_Exercise directions:_ Print the lines of the listing below verbatim from its first line through the line bearing "motocicleta = [56600, 64600, 56600, 56500]". Any pictures are to be omitted.

_Data excerpt:_
## START

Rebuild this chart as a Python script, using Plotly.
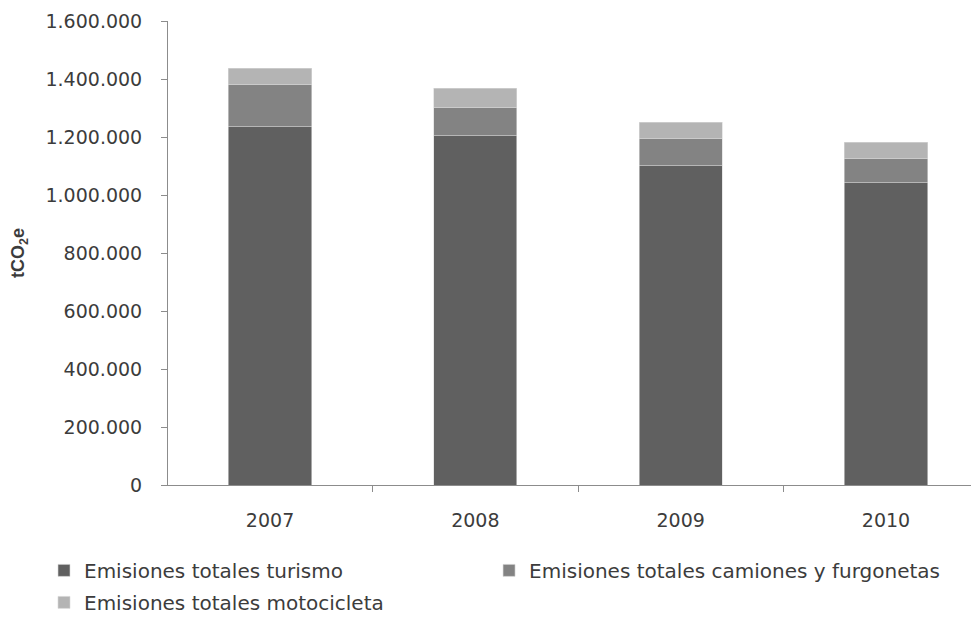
import plotly.graph_objects as go

years = ["2007", "2008", "2009", "2010"]
turismo = [1235500, 1204500, 1101000, 1042400]
camiones = [144800, 98900, 93100, 82800]
motocicleta = [56600, 64600, 56600, 56500]

series = [
    ("Emisiones totales turismo", turismo, "#606060", "legend"),
    ("Emisiones totales camiones y furgonetas", camiones, "#838383", "legend3"),
    ("Emisiones totales motocicleta", motocicleta, "#b4b4b4", "legend2"),
]

FONT = "DejaVu Sans"
TXT = "#3c3c3c"
fig = go.Figure()
for name, vals, col, leg in series:
    fig.add_trace(go.Bar(
        x=years, y=vals, name=name, width=0.405, legend=leg,
        marker=dict(color=col, line=dict(color="#d8d8d8", width=0.6)),
    ))

legend_common = dict(
    orientation="h", xanchor="left", yanchor="top",
    font=dict(family=FONT, size=20, color=TXT),
    traceorder="normal", itemwidth=30, bgcolor="rgba(0,0,0,0)",
)

fig.update_layout(
    barmode="stack",
    width=979, height=628,
    margin=dict(l=160, r=0, t=13, b=151, autoexpand=False),
    plot_bgcolor="white", paper_bgcolor="white",
    separators=",.",
    font=dict(family=FONT, size=19, color=TXT),
    showlegend=True,
    legend=dict(x=-0.1514, y=-0.142, **legend_common),
    legend3=dict(x=0.392, y=-0.142, **legend_common),
    legend2=dict(x=-0.1514, y=-0.211, **legend_common),
    xaxis=dict(
        range=[-0.497, 3.492], showline=True, linecolor="#8c8c8c", linewidth=1,
        ticks="outside", tickson="boundaries", ticklen=6, tickcolor="#8c8c8c",
        showgrid=False, automargin=False, ticklabelstandoff=18,
        tickfont=dict(size=19, color=TXT),
    ),
    yaxis=dict(
        range=[0, 1600000], dtick=200000, tickformat=",d",
        showline=True, linecolor="#8c8c8c", linewidth=1,
        ticks="outside", ticklen=6, tickcolor="#8c8c8c",
        showgrid=False, zeroline=False, automargin=False, ticklabelstandoff=15,
        tickfont=dict(size=19, color=TXT),
        title=dict(text="<b>tCO<sub>2</sub>e</b>", font=dict(family="Liberation Sans", size=18, color=TXT), standoff=16),
    ),
)

fig.write_html("out.html")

## END

_The answer:_
Rebuild this chart as a Python script, using Plotly.
import plotly.graph_objects as go

years = ["2007", "2008", "2009", "2010"]
turismo = [1235500, 1204500, 1101000, 1042400]
camiones = [144800, 98900, 93100, 82800]
motocicleta = [56600, 64600, 56600, 56500]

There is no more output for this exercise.